Quelli che si incontrano a Camp David sono i leader di tre superpotenze tecnologiche: discuteranno la rispettiva adesione all’embargo di Joe Biden su forniture di tecnologie avanzate a Pechino. Il Giappone, e ancor più la Corea del Sud con Samsung, hanno delle lobby industriali per le quali la perdita del mercato cinese è un sacrificio pesante. Un colosso come Samsung finora ha continuato a vendere semiconduttori alla Repubblica Popolare e a fabbricarne negli stabilimenti che possiede sul territorio cinese, anche se di recente ha accettato di cessare le forniture di alcune tipologie sofisticate. Sia Giappone che Corea del Sud peraltro subiscono l’attrazione dei generosi sussidi che Biden offre a chi costruisce nuove fabbriche di semiconduttori sul territorio Usa. Qui ritroviamo un tema familiare nel dialogo tra Stati Uniti e Unione europea: gli alleati, perfino quando convergono nell’analisi della minaccia cinese, sono critici verso forme di protezionismo americano dal quale si considerano danneggiati. E’ un terreno sul quale Biden deve offrire compromessi, per non sentirsi accusato di applicare la sua versione dello slogan trumpiano “America First”.

Se a Camp David è destinato a nascere l’embrione di una “Nato asiatica” – con tutte le differenze del caso – lo si deve comunque alla politica di Xi Jinping. I continui incidenti nel Mare della Cina meridionale (ancora di recente contro le Filippine) hanno alzato il livello di preoccupazione sull’aggressività di Pechino. Lo stesso vale per la questione di Taiwan, che aleggia sul vertice.
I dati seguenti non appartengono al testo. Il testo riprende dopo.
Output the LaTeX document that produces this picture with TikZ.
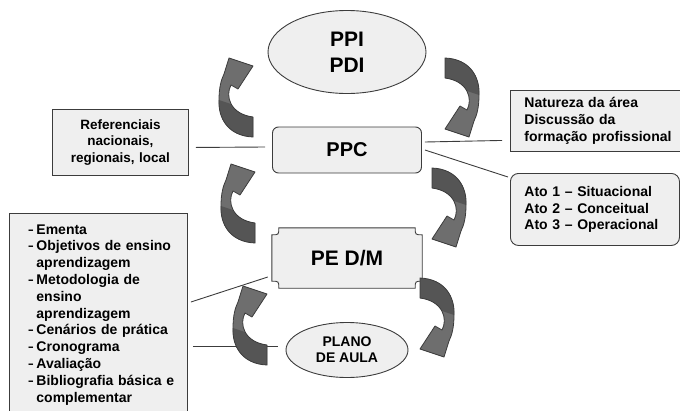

La rilegittimazione di Kim Jong-Un, che appena un decennio fa veniva trattato come un paria dagli stessi cinesi, e oggi viene vezzeggiato come un rispettabile alleato (nonché fornitore di armi a Putin); la scelta di Xi Jinping di appoggiare di fatto l’aggressione all’Ucraina: tutto questo ha innescato in Estremo Oriente dinamiche di autodifesa non molto diverse da quelle in atto in Europa. Ma Giappone e Corea del Sud avevano assaggiato prima di chiunque altro delle sanzioni unilaterali decise da Pechino per castigarli di qualche “sgarro” in politica estera: il riesame sulla Cina era cominciato per loro ancor prima dell’Ucraina, questa guerra lo ha accelerato.